Но зато сколько всего скрыто за афористичной легкостью Чорана. Какими силами, какой кровью давалось ему ежедневное сражение со словом.
Этот странный, одержимый румын, сын священника, родившийся в древнем, памятью уходящем к XIII веку селе в Трансильвании, был как будто огненным воплощением разнородных начал. Он вообще любил парадокс, противоречие, которое примиряется в афоризме. Но именно в “Записных книжках” раскрывается его подлинный темперамент.
Дикарь и варвар, “инородец” и чужак в столице западного мира, он до тонкостей, до деталей, до нюансов и полутонов чувствовал культуру. Ведь и критика христианства во многом ведется Чораном с позиции “просвещенного римлянина”, Юлиана Отступника.
Приучавший себя к бесстрастию перед неизбежностью смерти, он вспоминал, что происходит из страны, где женщины “воют на кладбище”.
И сам Чоран остро переживал смерть родителей и годы спустя. Он детство свое и дни, прожитые в деревне, вспоминал как “потерянный рай”. Он с болью и тоской вслушивался в пение венгерских цыган, когда удавалось поймать их по радио.
Из воя, из ностальгической боли и тоски рождается его ярость. И эта боль, подспудная вулканическая сила лишь чувствуется в его опубликованных работах. Подчеркнуто субъективный, Чоран тем не менее не допускает чрезмерной интимности в публикациях. Его печатное слово — опыт сдерживания и самоограничения, добровольной аскезы, которая заметна во всем. Он не разрешал себе комфорта, принципиально отказывался от литературных премий, принуждал себя работать, несмотря на сомнения, на осознание бессмысленности делания, на апологетику пустоты, созерцательности, медитативности. Его удивительная ясность письма рождается не только из борьбы с чуждым языком, но и из подавления в себе поэтического дара. В юности он мучился бессонницей, и это было время поэтических озарений. По мере того как возвращался сон, признавался Чоран, ослабевал поэтический дар. Но заглушать его вовсе приходилось волевым усилием.
Ярость Чорана сродни поэтическому вдохновению. И мистическому откровению. Потому что если проза Чорана рождается из борьбы с поэтическим даром, то его гневные антихристианские трактаты — результат искоренения в себе визионерства, мистических видений, жажды молитвы, которыми он был исполнен в юности.
Аскет, философ, отшельник, поэт, скептик и нигилист, бунтующий разночи-
нец — он казался чудом или чудовищем уставшему двадцатому веку, цивилизованному Западу.
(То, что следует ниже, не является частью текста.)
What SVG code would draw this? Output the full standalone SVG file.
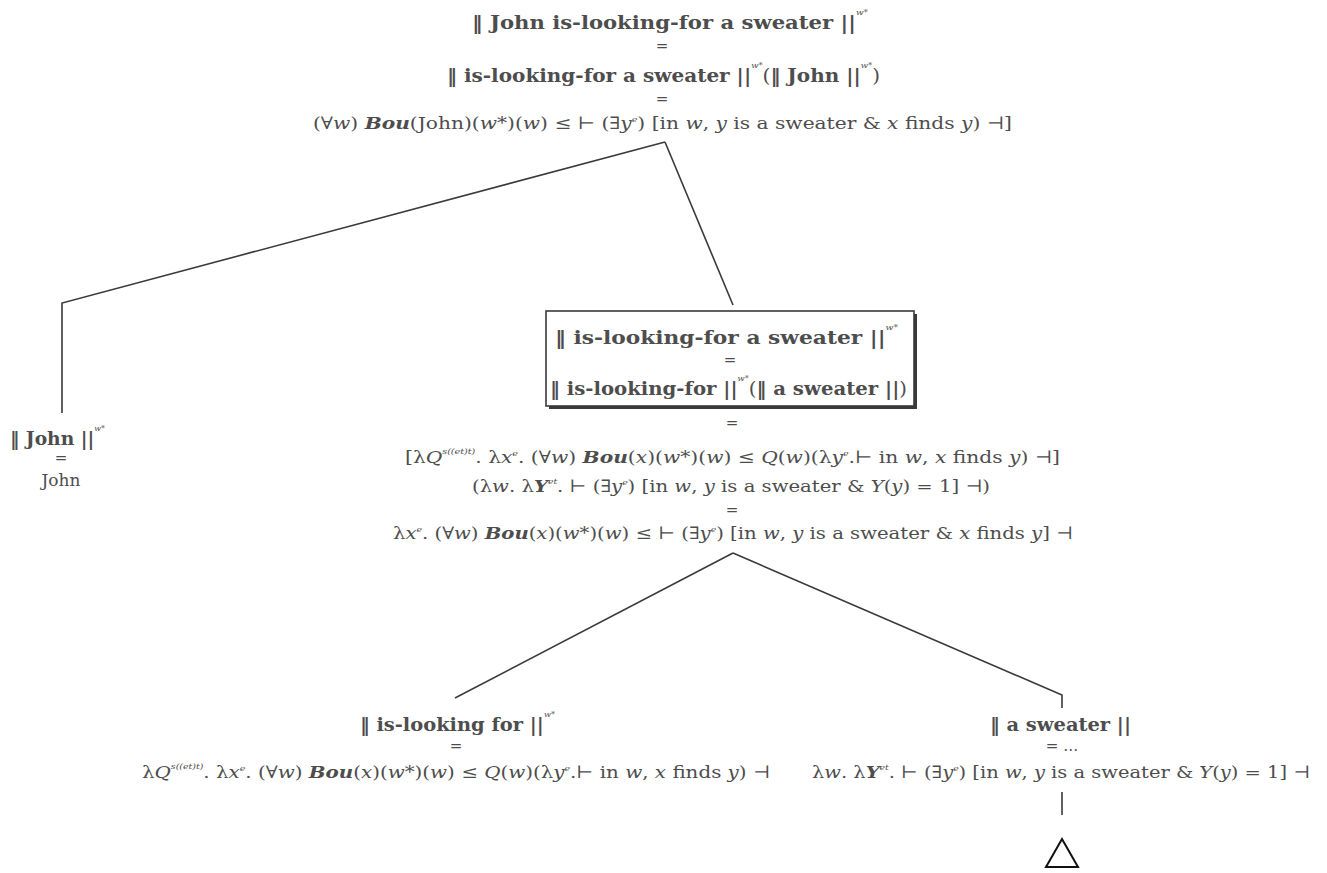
<svg xmlns="http://www.w3.org/2000/svg" width="1327" height="873" viewBox="0 0 1327 873">
  <style>
    text { font-family: "DejaVu Serif", "Liberation Serif", serif; fill: #4d4d4d; }
    .b { font-size: 19px; font-weight: bold; }
    .r { font-size: 17px; }
    .eq { font-size: 15px; text-anchor: middle; }
    .i { font-style: italic; }
    .bi { font-style: italic; font-weight: bold; }
    .s { font-size: 8px; font-style: italic; font-weight: normal; }
    .edge { stroke: #3a3a3a; stroke-width: 1.6; fill: none; }
  </style>
  <rect width="1327" height="873" fill="#ffffff"/>

  <g id="connectors">
    <polyline class="edge" points="665,142 62,303 62,413"/>
    <line class="edge" x1="665" y1="142" x2="733" y2="305"/>
    <line class="edge" x1="733" y1="553" x2="455" y2="698"/>
    <polyline class="edge" points="733,553 1062,695 1062,708"/>
    <line class="edge" x1="1062" y1="792" x2="1062" y2="815"/>
  </g>

  <g id="root">
    <text class="b" x="472" y="29" textLength="396" lengthAdjust="spacingAndGlyphs">‖ John is-looking-for a sweater ||<tspan class="s" dy="-14">w*</tspan></text>
    <text class="eq" x="662" y="51">=</text>
    <text class="b" x="447" y="82" textLength="433" lengthAdjust="spacingAndGlyphs">‖ is-looking-for a sweater ||<tspan class="s" dy="-14">w*</tspan><tspan dy="14" font-weight="normal">(</tspan>‖ John ||<tspan class="s" dy="-14">w*</tspan><tspan dy="14" font-weight="normal">)</tspan></text>
    <text class="eq" x="662" y="104">=</text>
    <text class="r" x="313" y="129" textLength="699" lengthAdjust="spacingAndGlyphs">(∀<tspan class="i">w</tspan>) <tspan class="bi">Bou</tspan>(John)(<tspan class="i">w</tspan>*)(<tspan class="i">w</tspan>) ≤ ⊢ (∃<tspan class="i">y</tspan><tspan class="s" dy="-7">e</tspan><tspan dy="7">) [in </tspan><tspan class="i">w</tspan>, <tspan class="i">y</tspan> is a sweater &amp; <tspan class="i">x</tspan> finds <tspan class="i">y</tspan>) ⊣]</text>
  </g>

  <g id="john">
    <text class="b" x="10" y="445" textLength="95" lengthAdjust="spacingAndGlyphs">‖ John ||<tspan class="s" dy="-14">w*</tspan></text>
    <text class="eq" x="61" y="463">=</text>
    <text class="r" x="61" y="486" text-anchor="middle" font-size="19">John</text>
  </g>

  <g id="vp">
    <rect x="549" y="314" width="368" height="95" fill="#3a3a3a"/>
    <rect x="546" y="311" width="368" height="95" fill="#ffffff" stroke="#3a3a3a" stroke-width="1.6"/>
    <text class="b" x="555" y="344" textLength="343" lengthAdjust="spacingAndGlyphs">‖ is-looking-for a sweater ||<tspan class="s" dy="-14">w*</tspan></text>
    <text class="eq" x="730" y="365">=</text>
    <text class="b" x="550" y="395" textLength="357" lengthAdjust="spacingAndGlyphs">‖ is-looking-for ||<tspan class="s" dy="-14">w*</tspan><tspan dy="14" font-weight="normal">(</tspan>‖ a sweater ||<tspan font-weight="normal">)</tspan></text>
    <text class="eq" x="732" y="428">=</text>
    <text class="r" x="405" y="463" textLength="655" lengthAdjust="spacingAndGlyphs">[λ<tspan class="i">Q</tspan><tspan class="s" dy="-9">s((et)t)</tspan><tspan dy="9">. λ</tspan><tspan class="i">x</tspan><tspan class="s" dy="-7">e</tspan><tspan dy="7">. (∀</tspan><tspan class="i">w</tspan>) <tspan class="bi">Bou</tspan>(<tspan class="i">x</tspan>)(<tspan class="i">w</tspan>*)(<tspan class="i">w</tspan>) ≤ <tspan class="i">Q</tspan>(<tspan class="i">w</tspan>)(λ<tspan class="i">y</tspan><tspan class="s" dy="-7">e</tspan><tspan dy="7">.⊢ in </tspan><tspan class="i">w</tspan>, <tspan class="i">x</tspan> finds <tspan class="i">y</tspan>) ⊣]</text>
    <text class="r" x="472" y="492" textLength="518" lengthAdjust="spacingAndGlyphs">(λ<tspan class="i">w</tspan>. λ<tspan class="bi">Y</tspan><tspan class="s" dy="-8" font-weight="bold">et</tspan><tspan dy="8">. ⊢ (∃</tspan><tspan class="i">y</tspan><tspan class="s" dy="-7">e</tspan><tspan dy="7">) [in </tspan><tspan class="i">w</tspan>, <tspan class="i">y</tspan> is a sweater &amp; <tspan class="i">Y</tspan>(<tspan class="i">y</tspan>) = 1] ⊣)</text>
    <text class="eq" x="732" y="515">=</text>
    <text class="r" x="393" y="539" textLength="680" lengthAdjust="spacingAndGlyphs">λ<tspan class="i">x</tspan><tspan class="s" dy="-7">e</tspan><tspan dy="7">. (∀</tspan><tspan class="i">w</tspan>) <tspan class="bi">Bou</tspan>(<tspan class="i">x</tspan>)(<tspan class="i">w</tspan>*)(<tspan class="i">w</tspan>) ≤ ⊢ (∃<tspan class="i">y</tspan><tspan class="s" dy="-7">e</tspan><tspan dy="7">) [in </tspan><tspan class="i">w</tspan>, <tspan class="i">y</tspan> is a sweater &amp; <tspan class="i">x</tspan> finds <tspan class="i">y</tspan>] ⊣</text>
  </g>

  <g id="verb">
    <text class="b" x="360" y="731" textLength="195" lengthAdjust="spacingAndGlyphs">‖ is-looking for ||<tspan class="s" dy="-14">w*</tspan></text>
    <text class="eq" x="456" y="751">=</text>
    <text class="r" x="142" y="778" textLength="628" lengthAdjust="spacingAndGlyphs">λ<tspan class="i">Q</tspan><tspan class="s" dy="-9">s((et)t)</tspan><tspan dy="9">. λ</tspan><tspan class="i">x</tspan><tspan class="s" dy="-7">e</tspan><tspan dy="7">. (∀</tspan><tspan class="i">w</tspan>) <tspan class="bi">Bou</tspan>(<tspan class="i">x</tspan>)(<tspan class="i">w</tspan>*)(<tspan class="i">w</tspan>) ≤ <tspan class="i">Q</tspan>(<tspan class="i">w</tspan>)(λ<tspan class="i">y</tspan><tspan class="s" dy="-7">e</tspan><tspan dy="7">.⊢ in </tspan><tspan class="i">w</tspan>, <tspan class="i">x</tspan> finds <tspan class="i">y</tspan>) ⊣</text>
  </g>

  <g id="np">
    <text class="b" x="990" y="731" textLength="141" lengthAdjust="spacingAndGlyphs">‖ a sweater ||</text>
    <text class="eq" x="1062" y="751">= …</text>
    <text class="r" x="812" y="778" textLength="498" lengthAdjust="spacingAndGlyphs">λ<tspan class="i">w</tspan>. λ<tspan class="bi">Y</tspan><tspan class="s" dy="-8" font-weight="bold">et</tspan><tspan dy="8">. ⊢ (∃</tspan><tspan class="i">y</tspan><tspan class="s" dy="-7">e</tspan><tspan dy="7">) [in </tspan><tspan class="i">w</tspan>, <tspan class="i">y</tspan> is a sweater &amp; <tspan class="i">Y</tspan>(<tspan class="i">y</tspan>) = 1] ⊣</text>
    <polygon points="1062,839 1046,867 1078,867" fill="#ffffff" stroke="#111111" stroke-width="2"/>
  </g>
</svg>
Вовсе не случайно он говорил о своей соприродности русской литературе, с пристальным вниманием читал Достоевского, Чехова, Лермонтова.
Он вызывал недоумение, оторопь и действительно представляется как будто каким-то фантастическим напоминанием мифа о Прометее. Мифа, в котором бунт соединился с жертвоприношением.
Чоран хотя бы искренен в своем неверии, в своем нежелании верить со всеми, питаться энергией чужого чувства, затемняющего личный разум. Его ужасают толпа и авторитетное слово, поэтому он со страстью отстаивает хрупкое и беззащитное, одинокое Я. Он последний рационалист — с ужасом заглянувший в лицо бессознательному. Он враг усредненности, всеобщности, солидарности. Он, по сути дела, один из немногих, кто выразил тоску одинокого человека, оставшегося один на один со смертью вместо веры, но пытающегося сохранить трезвость ума и границы своей самости.